> [GIVEN TASK] Type out the material below exactly.

> [RECORDED DATA]
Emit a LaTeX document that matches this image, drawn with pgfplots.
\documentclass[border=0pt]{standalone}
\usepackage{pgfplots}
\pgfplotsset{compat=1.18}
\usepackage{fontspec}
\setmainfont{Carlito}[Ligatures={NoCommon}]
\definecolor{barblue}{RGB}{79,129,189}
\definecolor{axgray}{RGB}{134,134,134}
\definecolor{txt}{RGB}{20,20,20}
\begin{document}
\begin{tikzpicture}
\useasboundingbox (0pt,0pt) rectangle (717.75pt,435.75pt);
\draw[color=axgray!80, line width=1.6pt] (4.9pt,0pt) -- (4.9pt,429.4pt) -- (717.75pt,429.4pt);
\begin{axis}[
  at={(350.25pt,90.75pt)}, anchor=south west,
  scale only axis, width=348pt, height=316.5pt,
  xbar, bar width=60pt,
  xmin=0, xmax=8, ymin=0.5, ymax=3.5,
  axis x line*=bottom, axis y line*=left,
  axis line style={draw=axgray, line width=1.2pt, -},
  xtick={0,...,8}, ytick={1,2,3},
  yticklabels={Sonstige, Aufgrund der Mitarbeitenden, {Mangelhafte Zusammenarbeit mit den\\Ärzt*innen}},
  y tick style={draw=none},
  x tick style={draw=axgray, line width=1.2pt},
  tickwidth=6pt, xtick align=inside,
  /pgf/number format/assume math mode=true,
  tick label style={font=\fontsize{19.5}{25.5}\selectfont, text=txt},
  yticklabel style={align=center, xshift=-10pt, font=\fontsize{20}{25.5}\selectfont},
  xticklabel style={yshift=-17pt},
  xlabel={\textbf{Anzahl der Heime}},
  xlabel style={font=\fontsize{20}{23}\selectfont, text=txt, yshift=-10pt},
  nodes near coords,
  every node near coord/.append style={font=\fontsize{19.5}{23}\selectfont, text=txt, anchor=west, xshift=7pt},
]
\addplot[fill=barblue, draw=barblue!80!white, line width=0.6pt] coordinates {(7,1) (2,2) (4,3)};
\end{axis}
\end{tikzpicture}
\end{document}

> [FULL ANSWER]
Emit a LaTeX document that matches this image, drawn with pgfplots.
\documentclass[border=0pt]{standalone}
\usepackage{pgfplots}
\pgfplotsset{compat=1.18}
\usepackage{fontspec}
\setmainfont{Carlito}[Ligatures={NoCommon}]
\definecolor{barblue}{RGB}{79,129,189}
\definecolor{axgray}{RGB}{134,134,134}
\definecolor{txt}{RGB}{20,20,20}
\begin{document}
\begin{tikzpicture}
\useasboundingbox (0pt,0pt) rectangle (717.75pt,435.75pt);
\draw[color=axgray!80, line width=1.6pt] (4.9pt,0pt) -- (4.9pt,429.4pt) -- (717.75pt,429.4pt);
\begin{axis}[
  at={(350.25pt,90.75pt)}, anchor=south west,
  scale only axis, width=348pt, height=316.5pt,
  xbar, bar width=60pt,
  xmin=0, xmax=8, ymin=0.5, ymax=3.5,
  axis x line*=bottom, axis y line*=left,
  axis line style={draw=axgray, line width=1.2pt, -},
  xtick={0,...,8}, ytick={1,2,3},
  yticklabels={Sonstige, Aufgrund der Mitarbeitenden, {Mangelhafte Zusammenarbeit mit den\\Ärzt*innen}},
  y tick style={draw=none},
  x tick style={draw=axgray, line width=1.2pt},
  tickwidth=6pt, xtick align=inside,
  /pgf/number format/assume math mode=true,
  tick label style={font=\fontsize{19.5}{25.5}\selectfont, text=txt},
  yticklabel style={align=center, xshift=-10pt, font=\fontsize{20}{25.5}\selectfont},
  xticklabel style={yshift=-17pt},
  xlabel={\textbf{Anzahl der Heime}},
  xlabel style={font=\fontsize{20}{23}\selectfont, text=txt, yshift=-10pt},
  nodes near coords,
  every node near coord/.append style={font=\fontsize{19.5}{23}\selectfont, text=txt, anchor=west, xshift=7pt},
]
\addplot[fill=barblue, draw=barblue!80!white, line width=0.6pt] coordinates {(7,1) (2,2) (4,3)};
\end{axis}
\end{tikzpicture}
\end{document}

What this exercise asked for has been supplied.